The possibility of an arch protectionist being reappointed to the pivotal trade role is likely to raise concerns in Beijing, as well as among US trading allies, given how influential Lighthizer was during Trump’s trade wars during his first term. Trump has vowed to impose high tariffs on all imports into the US, particularly Chinese goods.
Trump had considered Lighthizer for commerce secretary but the people familiar with the personnel discussions said the president-elect was most likely to offer that job to Linda McMahon, the billionaire co-chair of Trump’s presidential transition team.
Brendan Boyle, a Philadelphia congressman who is the top Democrat on the influential House budget committee and a senior member of the ways and means committee that oversees trade, said he would welcome Lighthizer’s appointment.

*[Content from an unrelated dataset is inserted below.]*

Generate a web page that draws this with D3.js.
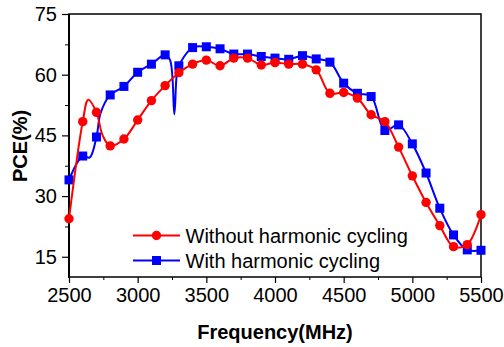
<!DOCTYPE html>
<meta charset="utf-8">
<style>
body { margin: 0; background: #fff; }
svg { display: block; font-family: 'Liberation Sans', Arial, sans-serif; }
.axis path, .axis line { stroke: #000; }
.axis text { font-size: 20px; fill: #000; }
.frame { fill: none; stroke: #000; stroke-width: 1.5px; }
.title { font-size: 20px; font-weight: bold; }
.legend text { font-size: 20px; }
</style>
<body>
<script src="https://cdnjs.cloudflare.com/ajax/libs/d3/7.8.5/d3.min.js"></script>
<script>

// marker data (every 100 MHz)
var freq = [2500,2600,2700,2800,2900,3000,3100,3200,3300,3400,3500,3600,3700,3800,3900,4000,
            4100,4200,4300,4400,4500,4600,4700,4800,4900,5000,5100,5200,5300,5400,5500];
var without = [24.4,48.4,50.7,42.4,44.1,48.8,53.6,57.3,60.5,62.6,63.6,62.2,64.1,64.1,62.4,63.0,
               62.6,62.6,61.2,55.4,55.6,54.2,50.1,48.4,42.1,35.0,28.4,22.7,17.5,18.0,25.4];
var withH = [34.0,39.9,44.6,55.0,57.1,60.6,62.6,64.9,62.2,66.7,66.9,66.4,65.1,65.1,64.5,64.1,
             63.8,64.7,63.9,63.1,57.9,55.4,54.6,46.2,47.6,42.9,35.7,27.0,20.4,16.7,16.6];

// extra line points without markers
var withoutExtraF = [2640, 2745];
var withoutExtraV = [53.8, 45.0];
var withExtraF = [2650, 2730, 3236, 3267, 3284];
var withExtraV = [39.5, 50.5, 63.6, 50.2, 59.8];

var xTicks = [2500,3000,3500,4000,4500,5000,5500];
var yTicks = [15,30,45,60,75];
var seriesNames = ["Without harmonic cycling", "With harmonic cycling"];

var W = 504, H = 347;
var m = {left: 69, right: 23, top: 14, bottom: 70};

var svg = d3.select("body").append("svg").attr("width", W).attr("height", H);

var x = d3.scaleLinear().domain([2500, 5500]).range([m.left, W - m.right]);
var y = d3.scaleLinear().domain([10, 75]).range([H - m.bottom, m.top]);

function lineData(f, v, ef, ev) {
    var pts = f.map(function(d, i) { return [d, v[i]]; });
    ef.forEach(function(d, i) { pts.push([d, ev[i]]); });
    return pts.sort(function(a, b) { return a[0] - b[0]; });
}

// minor ticks
svg.append("g").attr("class", "axis")
    .attr("transform", "translate(0," + (H - m.bottom) + ")")
    .call(d3.axisBottom(x).tickValues(d3.range(2750, 5500, 500)).tickSize(3).tickFormat(""))
    .call(function(g) { g.select(".domain").remove(); });
svg.append("g").attr("class", "axis")
    .attr("transform", "translate(" + m.left + ",0)")
    .call(d3.axisLeft(y).tickValues([22.5,37.5,52.5,67.5]).tickSize(4).tickFormat(""))
    .call(function(g) { g.select(".domain").remove(); });

var xa = svg.append("g").attr("class", "axis")
    .attr("transform", "translate(0," + (H - m.bottom) + ")")
    .call(d3.axisBottom(x).tickValues(xTicks).tickSize(6).tickPadding(5).tickFormat(d3.format("d")));
xa.select(".domain").remove();
xa.selectAll("line").attr("stroke-width", 1.2);

var ya = svg.append("g").attr("class", "axis")
    .attr("transform", "translate(" + m.left + ",0)")
    .call(d3.axisLeft(y).tickValues(yTicks).tickSize(7).tickPadding(5));
ya.select(".domain").remove();
ya.selectAll("line").attr("stroke-width", 1.2);

svg.append("rect").attr("class", "frame")
    .attr("x", m.left).attr("y", m.top)
    .attr("width", W - m.right - m.left).attr("height", H - m.bottom - m.top);
svg.append("line")
    .attr("x1", m.left).attr("x2", m.left).attr("y1", m.top).attr("y2", H - m.bottom + 1)
    .attr("stroke", "#000").attr("stroke-width", 2);

var line = d3.line()
    .x(function(d) { return x(d[0]); })
    .y(function(d) { return y(d[1]); })
    .curve(d3.curveCatmullRom.alpha(0.5));

var series = [
    {name: seriesNames[0], color: "#ff0000", shape: "circle",
     line: lineData(freq, without, withoutExtraF, withoutExtraV), vals: without},
    {name: seriesNames[1], color: "#0000ff", shape: "square",
     line: lineData(freq, withH, withExtraF, withExtraV), vals: withH}
];

function marker(g, s, cx, cy) {
    if (s.shape === "circle") {
        g.append("circle").attr("cx", cx).attr("cy", cy).attr("r", 4.7).attr("fill", s.color);
    } else {
        g.append("rect").attr("x", cx - 4.5).attr("y", cy - 4.5)
            .attr("width", 9).attr("height", 9).attr("fill", s.color);
    }
}

// draw blue first so red sits on top
[series[1], series[0]].forEach(function(s) {
    var g = svg.append("g");
    g.append("path").attr("d", line(s.line))
        .attr("fill", "none").attr("stroke", s.color).attr("stroke-width", 2);
    freq.forEach(function(f, i) { marker(g, s, x(f), y(s.vals[i])); });
});

// legend
var lg = svg.append("g").attr("class", "legend");
series.forEach(function(s, i) {
    var ly = 235.5 + i * 25;
    lg.append("line").attr("x1", 133).attr("x2", 180).attr("y1", ly).attr("y2", ly)
        .attr("stroke", s.color).attr("stroke-width", 2);
    marker(lg, s, 156.5, ly);
    lg.append("text").attr("x", 185.5).attr("y", ly).attr("dy", "0.36em").text(s.name);
});

// axis titles
svg.append("text").attr("class", "title")
    .attr("x", (m.left + W - m.right) / 2).attr("y", 339)
    .attr("text-anchor", "middle").text("Frequency(MHz)");
svg.append("text").attr("class", "title")
    .attr("transform", "translate(27," + 146 + ") rotate(-90)")
    .attr("text-anchor", "middle").text("PCE(%)");

</script>
</body>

“When Bob Lighthizer was USTR I worked with him on the [US-Mexico-Canada Agreement],” Boyle said. “He was bipartisan in his approach and is well respected on both sides of the [political] aisle.”
It remains unclear if Lighthizer will accept the position. He did not respond to requests for comment. A spokesperson for Trump also did not immediately respond.
Robert O’Brien, who served as national security adviser during the first Trump administration and was viewed as a contender to return to that role or become secretary of state, this week told his private sector consultancy clients that he would not join the administration, said one person familiar with the decision.
Lighthizer was highly regarded by Trump and was one of the few top-level officials who did not suffer his wrath during Trump’s first term.
As Trump’s trade tsar, he presided over a turbulent era for global trade as the administration repeatedly hit its largest trading partners — including its allies — with steep levies and tariffs on billions of dollars’ worth of imports.
A former lawyer for the US steel industry, he frequently clashed with the Geneva-based World Trade Organization, which oversees international trade disputes, calling it a “mess” that had “failed America”.
His appointment would also signal trouble for Nippon Steel, the Japanese company that has proposed a $15bn acquisition of US Steel. Trump has signalled his opposition to the deal, but Lighthizer would almost certainly argue for blocking the acquisition.
Lighthizer spent three decades as an attorney at Wall Street law firm Skadden Arps, where he fought imports from China on behalf of the US steel industry, including US Steel. In the early 2000s, he helped persuade George W Bush’s administration to impose tariffs on steel imports to protect the US industry.
During his previous tenure as trade representative, Washington moved away from trade deals driven by business interests and instead focused on measures designed to reshore manufacturing and protect American workers. Despite this, Lighthizer agreed limited trade deals with China and Japan, and updated the US’s deal with Mexico and Canada.
Writing in the Financial Times just before the US election, Lighthizer blamed free trade for the loss of American manufacturing jobs and called the US trade deficit “alarming”. “Facing a system that is seriously failing our country, Trump has decided that action must be taken,” he wrote.